# Requirements
Print, word for word, the opening line of the data below and every line after it through the line that contains "ax = fig.add_axes([0.134, 0.1595, 0.8315, 0.8225])", but not the pictures.

# Given data
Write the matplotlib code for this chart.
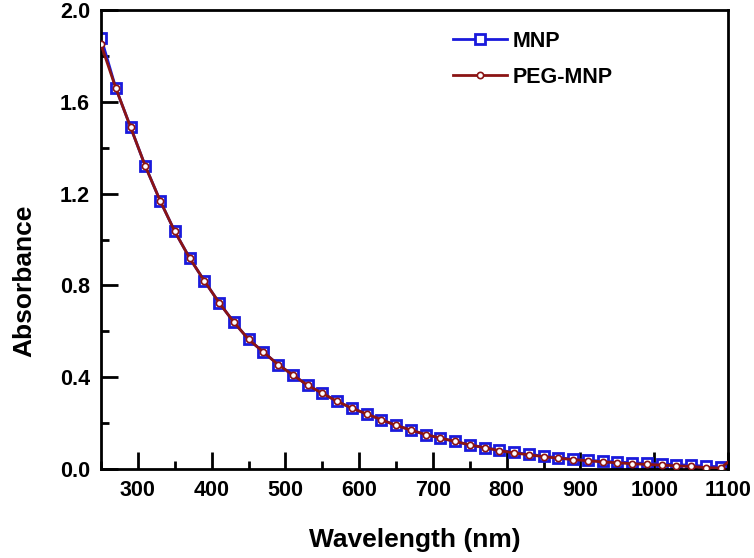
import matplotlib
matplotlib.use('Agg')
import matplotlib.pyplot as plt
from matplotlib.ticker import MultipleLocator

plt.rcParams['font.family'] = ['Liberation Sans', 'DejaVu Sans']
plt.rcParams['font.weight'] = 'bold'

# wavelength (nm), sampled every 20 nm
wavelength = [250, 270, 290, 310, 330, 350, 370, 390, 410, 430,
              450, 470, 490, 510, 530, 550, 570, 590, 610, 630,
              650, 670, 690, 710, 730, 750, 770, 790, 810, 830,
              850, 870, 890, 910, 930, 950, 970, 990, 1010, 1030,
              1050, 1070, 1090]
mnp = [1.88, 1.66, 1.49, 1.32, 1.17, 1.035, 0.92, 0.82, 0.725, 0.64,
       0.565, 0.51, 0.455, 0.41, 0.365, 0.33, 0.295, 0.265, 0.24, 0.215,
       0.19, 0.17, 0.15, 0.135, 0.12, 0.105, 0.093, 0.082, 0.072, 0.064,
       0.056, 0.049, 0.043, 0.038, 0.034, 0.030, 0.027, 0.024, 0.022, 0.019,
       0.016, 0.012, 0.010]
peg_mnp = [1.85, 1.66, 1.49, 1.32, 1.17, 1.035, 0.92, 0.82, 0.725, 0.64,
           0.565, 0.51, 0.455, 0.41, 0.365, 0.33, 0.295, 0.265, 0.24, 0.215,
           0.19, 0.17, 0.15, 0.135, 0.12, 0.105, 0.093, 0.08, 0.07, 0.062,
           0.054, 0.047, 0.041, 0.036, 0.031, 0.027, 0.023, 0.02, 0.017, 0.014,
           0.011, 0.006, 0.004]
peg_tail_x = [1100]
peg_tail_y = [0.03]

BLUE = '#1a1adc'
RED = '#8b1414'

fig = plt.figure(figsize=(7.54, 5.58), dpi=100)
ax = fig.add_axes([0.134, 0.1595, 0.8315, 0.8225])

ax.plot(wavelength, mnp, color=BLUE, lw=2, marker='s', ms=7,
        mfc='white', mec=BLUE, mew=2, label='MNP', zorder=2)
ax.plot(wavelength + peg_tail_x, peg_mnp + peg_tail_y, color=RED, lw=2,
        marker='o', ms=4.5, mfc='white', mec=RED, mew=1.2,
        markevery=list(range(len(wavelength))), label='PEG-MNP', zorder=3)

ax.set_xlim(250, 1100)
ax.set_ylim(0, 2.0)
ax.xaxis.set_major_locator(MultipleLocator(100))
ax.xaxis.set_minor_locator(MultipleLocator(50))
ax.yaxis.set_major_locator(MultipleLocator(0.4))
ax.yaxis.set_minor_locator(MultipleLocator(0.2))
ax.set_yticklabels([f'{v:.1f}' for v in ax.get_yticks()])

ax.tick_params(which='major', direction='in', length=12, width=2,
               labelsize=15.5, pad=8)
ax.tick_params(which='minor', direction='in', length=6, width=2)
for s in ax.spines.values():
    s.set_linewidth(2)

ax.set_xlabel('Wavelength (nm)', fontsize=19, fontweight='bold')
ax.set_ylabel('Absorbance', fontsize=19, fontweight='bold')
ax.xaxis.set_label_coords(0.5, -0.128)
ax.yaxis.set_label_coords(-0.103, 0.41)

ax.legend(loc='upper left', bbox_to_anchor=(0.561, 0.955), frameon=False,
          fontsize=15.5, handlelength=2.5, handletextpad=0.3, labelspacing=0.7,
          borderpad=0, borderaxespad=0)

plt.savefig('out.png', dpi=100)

# Response below
Write the matplotlib code for this chart.
import matplotlib
matplotlib.use('Agg')
import matplotlib.pyplot as plt
from matplotlib.ticker import MultipleLocator

plt.rcParams['font.family'] = ['Liberation Sans', 'DejaVu Sans']
plt.rcParams['font.weight'] = 'bold'

# wavelength (nm), sampled every 20 nm
wavelength = [250, 270, 290, 310, 330, 350, 370, 390, 410, 430,
              450, 470, 490, 510, 530, 550, 570, 590, 610, 630,
              650, 670, 690, 710, 730, 750, 770, 790, 810, 830,
              850, 870, 890, 910, 930, 950, 970, 990, 1010, 1030,
              1050, 1070, 1090]
mnp = [1.88, 1.66, 1.49, 1.32, 1.17, 1.035, 0.92, 0.82, 0.725, 0.64,
       0.565, 0.51, 0.455, 0.41, 0.365, 0.33, 0.295, 0.265, 0.24, 0.215,
       0.19, 0.17, 0.15, 0.135, 0.12, 0.105, 0.093, 0.082, 0.072, 0.064,
       0.056, 0.049, 0.043, 0.038, 0.034, 0.030, 0.027, 0.024, 0.022, 0.019,
       0.016, 0.012, 0.010]
peg_mnp = [1.85, 1.66, 1.49, 1.32, 1.17, 1.035, 0.92, 0.82, 0.725, 0.64,
           0.565, 0.51, 0.455, 0.41, 0.365, 0.33, 0.295, 0.265, 0.24, 0.215,
           0.19, 0.17, 0.15, 0.135, 0.12, 0.105, 0.093, 0.08, 0.07, 0.062,
           0.054, 0.047, 0.041, 0.036, 0.031, 0.027, 0.023, 0.02, 0.017, 0.014,
           0.011, 0.006, 0.004]
peg_tail_x = [1100]
peg_tail_y = [0.03]

BLUE = '#1a1adc'
RED = '#8b1414'

fig = plt.figure(figsize=(7.54, 5.58), dpi=100)
ax = fig.add_axes([0.134, 0.1595, 0.8315, 0.8225])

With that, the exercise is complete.